Begin with the first line of the material and copy each line word for word through the line that contains "color=BLUE, lw=1.6, label=labels[3])"; the pictures are left out.

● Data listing
━━━━━━

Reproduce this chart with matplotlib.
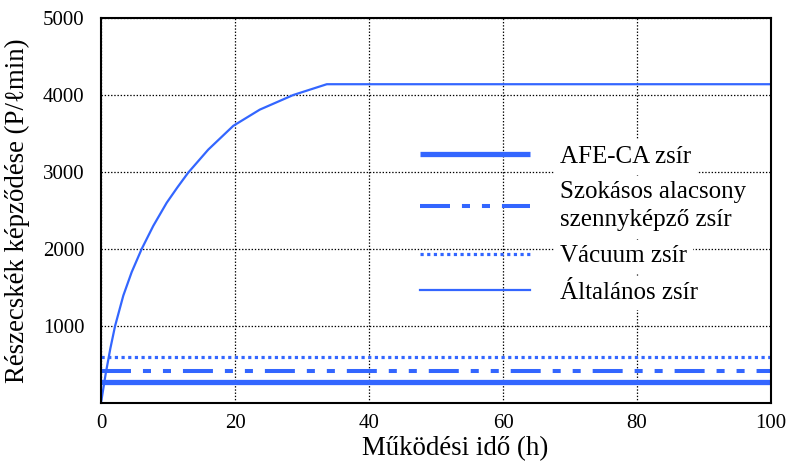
import matplotlib
matplotlib.use("Agg")
import matplotlib.pyplot as plt

############################################
# DATA
############################################

# general grease: rises then stays flat
t_general = [0, 0.7, 1.4, 2.1, 3.33, 4.58, 6.07, 7.8, 9.8, 11.4, 13.0,
             16.0, 19.75, 23.7, 28.7, 33.7, 100]
p_general = [0, 380, 710, 1000, 1395, 1700, 2000, 2300, 2600, 2800, 2990,
             3290, 3600, 3810, 4000, 4140, 4140]

t_const = [0, 100]
p_afe = [270, 270]
p_szokasos = [420, 420]
p_vacuum = [600, 600]

labels = ["AFE-CA zsír", "Szokásos alacsony\nszennyképző zsír",
          "Vácuum zsír", "Általános zsír"]

x_ticks = [0, 20, 40, 60, 80, 100]
y_ticks = [1000, 2000, 3000, 4000, 5000]

############################################
# PLOT
############################################

plt.rcParams["font.family"] = ["Liberation Serif", "DejaVu Serif"]
plt.rcParams["lines.scale_dashes"] = False

BLUE = "#3366ff"

fig = plt.figure(figsize=(7.94, 4.65), dpi=100)
ax = fig.add_axes([101/794, 62/465, 670/794, 385/465])

ax.plot(t_const, p_afe, color=BLUE, lw=3.8, solid_capstyle="butt", label=labels[0])
ax.plot(t_const, p_szokasos, color=BLUE, lw=2.9,
        linestyle=(0, (21.6, 8.6, 5.8, 8.6, 5.8, 8.6)), dash_capstyle="butt", label=labels[1])
ax.plot(t_const, p_vacuum, color=BLUE, lw=2.3,
        linestyle=(0, (2.3, 2.5)), dash_capstyle="butt", label=labels[2])
ax.plot(t_general, p_general, color=BLUE, lw=1.6, label=labels[3])

ax.set_xlim(0, 100)
ax.set_ylim(0, 5000)
ax.set_xticks(x_ticks)
ax.set_yticks(y_ticks)
ax.tick_params(axis="both", length=0, labelsize=15)
ax.tick_params(axis="x", pad=8)
ax.tick_params(axis="y", pad=12)

ax.grid(True, color="black", lw=0.9, linestyle=(0, (1, 1.3)))
ax.set_axisbelow(True)
for s in ax.spines.values():
    s.set_linewidth(1.5)

ax.set_xlabel("Működési idő (h)", fontsize=19.4)
ax.xaxis.set_label_coords(0.528, -0.085)
ax.set_ylabel("Részecskék képződése (P/ℓmin)", fontsize=19.4, labelpad=9)

leg = ax.legend(loc="upper left", bbox_to_anchor=(0.461, 0.696), frameon=False,
                fontsize=18, handlelength=4.4, handletextpad=1.2,
                labelspacing=0.55, borderaxespad=0)
for t in leg.get_texts():
    t.set_linespacing(1.35)
    t.set_backgroundcolor("white")

fig.savefig("out.png", dpi=100)
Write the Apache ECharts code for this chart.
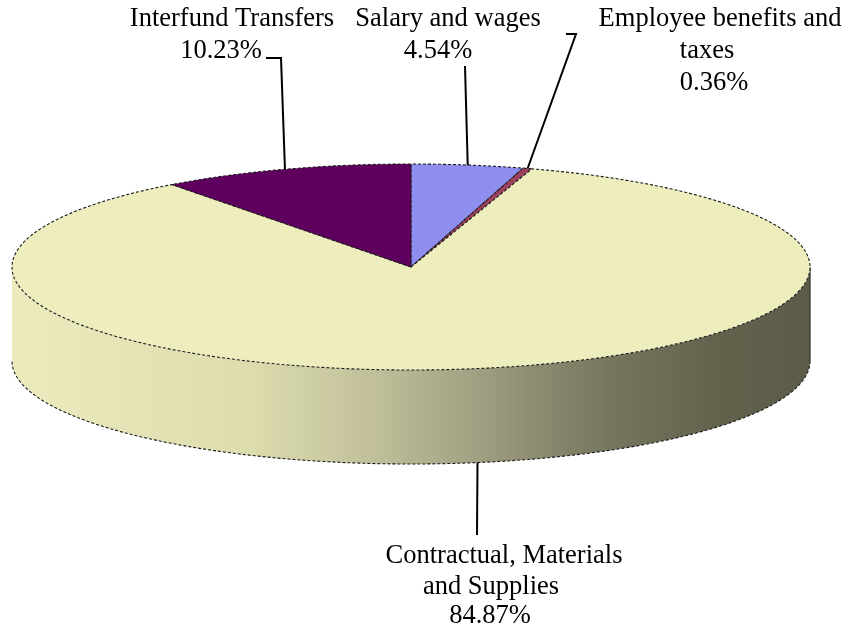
<!DOCTYPE html>
<html>
<head>
<meta charset="utf-8">
<script src="https://cdn.jsdelivr.net/npm/echarts@6/dist/echarts.min.js"></script>
<style>
  html, body { margin: 0; padding: 0; background: #ffffff; }
  #chart { width: 849px; height: 630px; }
</style>
</head>
<body>
<div id="chart"></div>
<script>
// Expense categories, clockwise from 12 o'clock
const categories = [
  'Salary and wages',
  'Employee benefits and\ntaxes',
  'Contractual, Materials\nand Supplies',
  'Interfund Transfers'
];
const shares = [4.54, 0.36, 84.87, 10.23];
const sliceColors = ['#8e8eee', '#a0405f', '#ededbe', '#5f005f'];

// Tilted disc geometry (pixels)
const CX = 411, CY = 267, RX = 399, RY = 103, DEPTH = 94;

// Label placement: centre of each text line, leader bend points, which rim the leader meets
const labelLayout = [
  { xs: [448, 438], ys: [19.5, 51], leader: [[465, 66]], toRim: 'top' },
  { xs: [720, 707, 714], ys: [19.5, 51.5, 83], leader: [[566, 34], [576, 34]], toRim: 'top' },
  { xs: [504, 491, 490], ys: [556, 587, 616], leader: [[477, 535]], toRim: 'bottom' },
  { xs: [232, 221], ys: [19.5, 51], leader: [[266, 58], [281, 58]], toRim: 'top' }
];

const total = shares.reduce((a, b) => a + b, 0);
const startAngles = [];
(function () {
  let acc = 0;
  shares.forEach(v => { startAngles.push(acc / total * Math.PI * 2); acc += v; });
})();

// point on the rim; angle measured clockwise from the top
function rim(theta, dy) {
  return [CX + RX * Math.sin(theta), CY - RY * Math.cos(theta) + (dy || 0)];
}
function arc(a, b, dy) {
  const pts = [];
  const n = Math.max(2, Math.ceil((b - a) / (Math.PI / 360)));
  for (let k = 0; k <= n; k++) pts.push(rim(a + (b - a) * k / n, dy));
  return pts;
}
function sliceRange(i, value) {
  const a = startAngles[i];
  return [a, a + value / total * Math.PI * 2];
}

const edgeStyle = { stroke: '#1a1a1a', lineWidth: 1.1, lineDash: [3, 2] };

const wallGradient = new echarts.graphic.LinearGradient(0, 0, 1, 0, [
  { offset: 0.00, color: '#ebebbd' },
  { offset: 0.30, color: '#dcdcae' },
  { offset: 0.46, color: '#bfbe9a' },
  { offset: 0.60, color: '#9c9b7e' },
  { offset: 0.75, color: '#76755e' },
  { offset: 0.88, color: '#63624d' },
  { offset: 1.00, color: '#5c5b47' }
]);

function renderWall(params, api) {
  const i = params.dataIndex;
  const [a, b] = sliceRange(i, api.value(0));
  const lo = Math.max(a, Math.PI / 2), hi = Math.min(b, Math.PI * 3 / 2);
  if (hi <= lo) return { type: 'group', children: [] };
  const top = arc(lo, hi, 0);
  const bottom = arc(lo, hi, DEPTH);
  const poly = top.concat(bottom.slice().reverse());
  const children = [
    { type: 'polygon', shape: { points: poly }, style: { fill: wallGradient } },
    { type: 'polyline', shape: { points: bottom }, style: Object.assign({ fill: null }, edgeStyle) }
  ];
  if (lo === Math.PI / 2) {
    children.push({ type: 'line', shape: { x1: top[0][0], y1: top[0][1], x2: bottom[0][0], y2: bottom[0][1] },
      style: { stroke: '#3a392d', lineWidth: 1.3 } });
  }
  return { type: 'group', children };
}

function renderTop(params, api) {
  const i = params.dataIndex;
  const [a, b] = sliceRange(i, api.value(0));
  const pts = [[CX, CY]].concat(arc(a, b, 0));
  return {
    type: 'polygon',
    shape: { points: pts },
    style: Object.assign({ fill: sliceColors[i] }, edgeStyle)
  };
}

function renderLabel(params, api) {
  const i = params.dataIndex;
  const value = api.value(0);
  const [a, b] = sliceRange(i, value);
  const mid = (a + b) / 2;
  const lay = labelLayout[i];
  const end = lay.toRim === 'bottom' ? rim(mid, DEPTH) : rim(mid, 0);
  const lines = categories[i].split('\n').concat([value.toFixed(2) + '%']);
  const children = lines.map((t, k) => ({
    type: 'text',
    style: {
      text: t, x: lay.xs[k], y: lay.ys[k],
      align: 'center', verticalAlign: 'middle',
      font: '26.5px "Liberation Serif", "Times New Roman", serif', fill: '#000000'
    }
  }));
  children.push({
    type: 'polyline',
    shape: { points: lay.leader.concat([end]) },
    style: { stroke: '#000000', lineWidth: 2, fill: null }
  });
  return { type: 'group', children };
}

const seriesData = shares.map((v, i) => ({ name: categories[i], value: v }));

const chart = echarts.init(document.getElementById('chart'), null, { renderer: 'canvas' });
chart.setOption({
  backgroundColor: '#ffffff',
  animation: false,
  series: [
    { type: 'custom', name: 'wall', coordinateSystem: 'none', z: 1, silent: true, renderItem: renderWall, data: seriesData },
    { type: 'custom', name: 'top', coordinateSystem: 'none', z: 2, silent: true, renderItem: renderTop, data: seriesData },
    { type: 'custom', name: 'labels', coordinateSystem: 'none', z: 3, silent: true, renderItem: renderLabel, data: seriesData }
  ]
});
</script>
</body>
</html>
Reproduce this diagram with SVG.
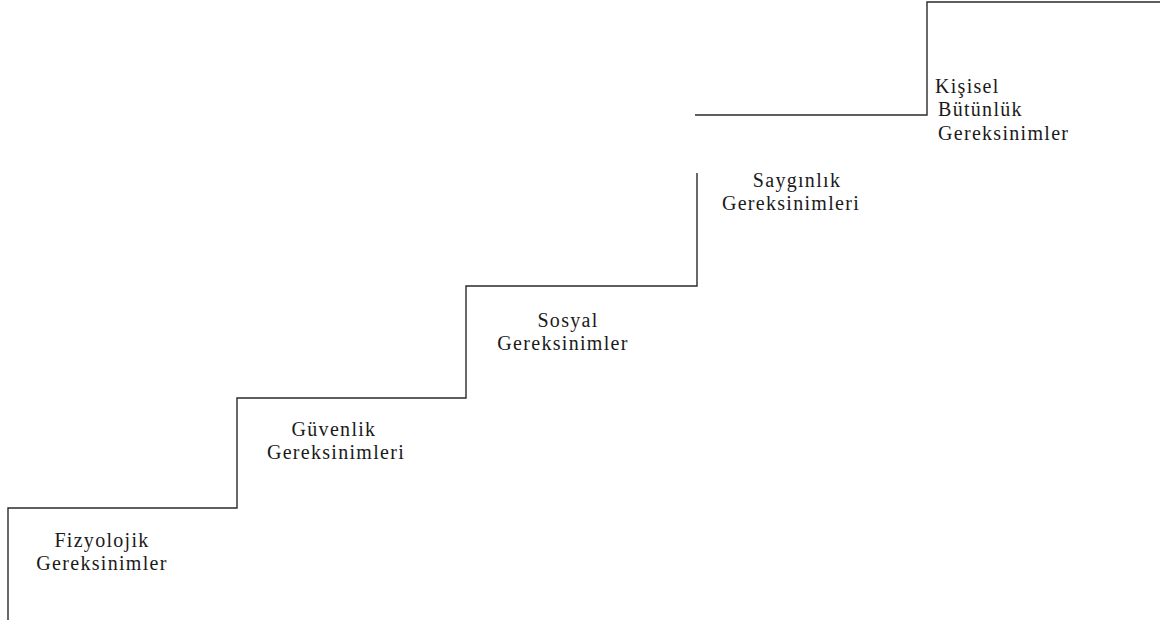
<svg xmlns="http://www.w3.org/2000/svg" width="1160" height="625" viewBox="0 0 1160 625">
  <style>
    .step { fill: none; stroke: #2a2a2a; stroke-width: 1.4; }
    .lbl { font-family: "Liberation Serif", "Times New Roman", serif; font-size: 20px; letter-spacing: 1.3px; fill: #1a1a1a; }
    .c { text-anchor: middle; }
  </style>
  <rect width="1160" height="625" fill="#ffffff"/>
  <!-- staircase outline -->
  <g id="connectors">
    <polyline class="step" points="8,620 8,508 237,508 237,398 466,398 466,286 697,286 697,173"/>
    <polyline class="step" points="695,115 927,115 927,2 1160,2"/>
  </g>
  <g id="fizyolojik">
    <text class="lbl c" x="102" y="547">Fizyolojik</text>
    <text class="lbl c" x="102" y="570">Gereksinimler</text>
  </g>
  <g id="guvenlik">
    <text class="lbl c" x="334" y="436">Güvenlik</text>
    <text class="lbl c" x="336" y="459">Gereksinimleri</text>
  </g>
  <g id="sosyal">
    <text class="lbl c" x="568" y="327">Sosyal</text>
    <text class="lbl c" x="563" y="350">Gereksinimler</text>
  </g>
  <g id="saygınlık">
    <text class="lbl c" x="797" y="187">Saygınlık</text>
    <text class="lbl c" x="791" y="210">Gereksinimleri</text>
  </g>
  <g id="kisisel">
    <text class="lbl" x="935" y="93">Kişisel</text>
    <text class="lbl" x="938" y="116">Bütünlük</text>
    <text class="lbl" x="938" y="140">Gereksinimler</text>
  </g>
</svg>
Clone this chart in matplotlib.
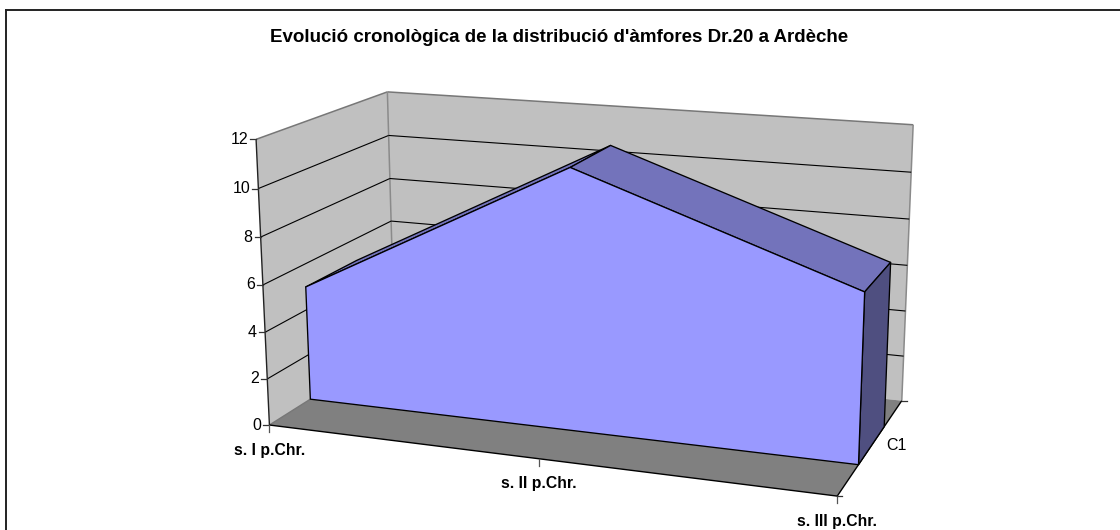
import numpy as np
import matplotlib
matplotlib.use("Agg")
import matplotlib.pyplot as plt
from matplotlib.patches import Polygon

plt.rcParams['font.family'] = ['Liberation Sans', 'DejaVu Sans']

title = "Evolució cronològica de la distribució d'àmfores Dr.20 a Ardèche"
categories = ["s. I p.Chr.", "s. II p.Chr.", "s. III p.Chr."]
series_name = "C1"
values = [5, 11, 7]
y_ticks = [0, 2, 4, 6, 8, 10, 12]

WALL = "#c0c0c0"
FLOOR = "#808080"
FRONT = "#9999ff"
TOP = "#7373bb"
SIDE = "#4f4f80"

# pixel positions of the box: (x 0..1, value, depth 0..1) -> where it lands
calib = [
    ((0, 0, 0), (269, 424)),
    ((0, 12, 0), (256.7, 139.3)),
    ((0, 0, 1), (395.3, 346.5)),
    ((0, 12, 1), (386.7, 91.7)),
    ((1, 0, 1), (901.7, 400)),
    ((1, 12, 1), (913.3, 125)),
    ((1, 0, 0), (837.3, 496)),
    ((0.5, 0, 0), (539, 460)),
]


def fit_camera(pairs):
    rows, rhs = [], []
    for (x, y, z), (u, v) in pairs:
        y = y / 12
        rows.append([x, y, z, 1, 0, 0, 0, 0, -u * x, -u * y, -u * z])
        rhs.append(u)
        rows.append([0, 0, 0, 0, x, y, z, 1, -v * x, -v * y, -v * z])
        rhs.append(v)
    p = np.linalg.lstsq(np.array(rows, float), np.array(rhs, float), rcond=None)[0]
    return np.append(p, 1).reshape(3, 4)


cam = fit_camera(calib)


def proj(x, y, z):
    h = cam @ np.array([x, y / 12, z, 1.0])
    return h[0] / h[2], h[1] / h[2]


fig = plt.figure(figsize=(11.2, 5.3), dpi=100)
ax = fig.add_axes([0, 0, 1, 1])
ax.set_xlim(0, 1120)
ax.set_ylim(530, 0)
ax.axis("off")


def poly(pts, color, edge="none", lw=1.0, z=1):
    ax.add_patch(Polygon([proj(*p) for p in pts], closed=True, fc=color, ec=edge, lw=lw, zorder=z, joinstyle="round"))


def seg(a, b, color="black", lw=0.8, z=2):
    pa, pb = proj(*a), proj(*b)
    ax.plot([pa[0], pb[0]], [pa[1], pb[1]], color=color, lw=lw, zorder=z, solid_capstyle="butt")


# chart frame, left and top only
ax.plot([6, 6], [530, 9.5], color="#222222", lw=1.4)
ax.plot([6, 1120], [9.5, 9.5], color="#222222", lw=1.4)

ax.text(559, 37, title, ha="center", va="center", fontsize=13.5, fontweight="bold", color="black")

# walls and floor
poly([(0, 0, 0), (0, 12, 0), (0, 12, 1), (0, 0, 1)], WALL)
poly([(0, 0, 1), (0, 12, 1), (1, 12, 1), (1, 0, 1)], WALL)
poly([(0, 0, 0), (1, 0, 0), (1, 0, 1), (0, 0, 1)], FLOOR)
seg((0, 12, 0), (0, 12, 1), "#777777", 1.1)
seg((0, 12, 1), (1, 12, 1), "#777777", 1.1)
seg((1, 12, 1), (1, 0, 1), "#8a8a8a", 1.1)
seg((0, 0, 1), (0, 12, 1), "#8a8a8a", 1.1)
seg((0, 0, 0), (0, 0, 1), "#777777", 1.0)

for t in y_ticks[1:-1]:
    seg((0, t, 0), (0, t, 1))
    seg((0, t, 1), (1, t, 1))

# axis lines and ticks
seg((0, 0, 0), (0, 12, 0), "#222222", 1.0, 3)
seg((0, 0, 0), (1, 0, 0), "black", 1.0, 3)
seg((1, 0, 0), (1, 0, 1), "black", 1.0, 3)
for t in y_ticks:
    u, v = proj(0, t, 0)
    ax.plot([u - 6, u], [v, v], color="#333333", lw=0.9, zorder=3)
    ax.text(u - 8, v, str(t), ha="right", va="center", fontsize=11.5, color="black")

for i, name in enumerate(categories):
    u, v = proj(i / 2, 0, 0)
    ax.plot([u, u], [v, v + 7], color="#555555", lw=0.9, zorder=3)
    ax.text(u, v + 25, name, ha="center", va="center", fontsize=11.3, fontweight="bold", color="black")

u, v = proj(1, 0, 1)
ax.plot([u, u + 5], [v, v], color="#333333", lw=0.9, zorder=3)
u, v = proj(1, 0, 0.5)
ax.text(u + 15, v, series_name, ha="left", va="center", fontsize=11.5, color="black")
u, v = proj(1, 0, 0)
ax.plot([u, u + 5], [v, v], color="#333333", lw=0.9, zorder=3)

# area series
zf, zb = 0.3, 0.7
xs = [i / (len(values) - 1) for i in range(len(values))]
for i in range(len(values) - 1):
    poly([(xs[i], values[i], zf), (xs[i + 1], values[i + 1], zf),
          (xs[i + 1], values[i + 1], zb), (xs[i], values[i], zb)],
         TOP, "black", 0.95, 5)
poly([(1, 0, zf), (1, values[-1], zf), (1, values[-1], zb), (1, 0, zb)], SIDE, "black", 0.95, 6)
front = [(0, 0, zf)] + [(x, v, zf) for x, v in zip(xs, values)] + [(1, 0, zf)]
poly(front, FRONT, "black", 0.95, 7)

fig.savefig("out.png", dpi=100)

━━━━━━

● ANSWER
Reproduce this chart with matplotlib.
import matplotlib
matplotlib.use("Agg")
import matplotlib.pyplot as plt

############################################
# DATA
############################################

# general grease: rises then stays flat
t_general = [0, 0.7, 1.4, 2.1, 3.33, 4.58, 6.07, 7.8, 9.8, 11.4, 13.0,
             16.0, 19.75, 23.7, 28.7, 33.7, 100]
p_general = [0, 380, 710, 1000, 1395, 1700, 2000, 2300, 2600, 2800, 2990,
             3290, 3600, 3810, 4000, 4140, 4140]

t_const = [0, 100]
p_afe = [270, 270]
p_szokasos = [420, 420]
p_vacuum = [600, 600]

labels = ["AFE-CA zsír", "Szokásos alacsony\nszennyképző zsír",
          "Vácuum zsír", "Általános zsír"]

x_ticks = [0, 20, 40, 60, 80, 100]
y_ticks = [1000, 2000, 3000, 4000, 5000]

############################################
# PLOT
############################################

plt.rcParams["font.family"] = ["Liberation Serif", "DejaVu Serif"]
plt.rcParams["lines.scale_dashes"] = False

BLUE = "#3366ff"

fig = plt.figure(figsize=(7.94, 4.65), dpi=100)
ax = fig.add_axes([101/794, 62/465, 670/794, 385/465])

ax.plot(t_const, p_afe, color=BLUE, lw=3.8, solid_capstyle="butt", label=labels[0])
ax.plot(t_const, p_szokasos, color=BLUE, lw=2.9,
        linestyle=(0, (21.6, 8.6, 5.8, 8.6, 5.8, 8.6)), dash_capstyle="butt", label=labels[1])
ax.plot(t_const, p_vacuum, color=BLUE, lw=2.3,
        linestyle=(0, (2.3, 2.5)), dash_capstyle="butt", label=labels[2])
ax.plot(t_general, p_general, color=BLUE, lw=1.6, label=labels[3])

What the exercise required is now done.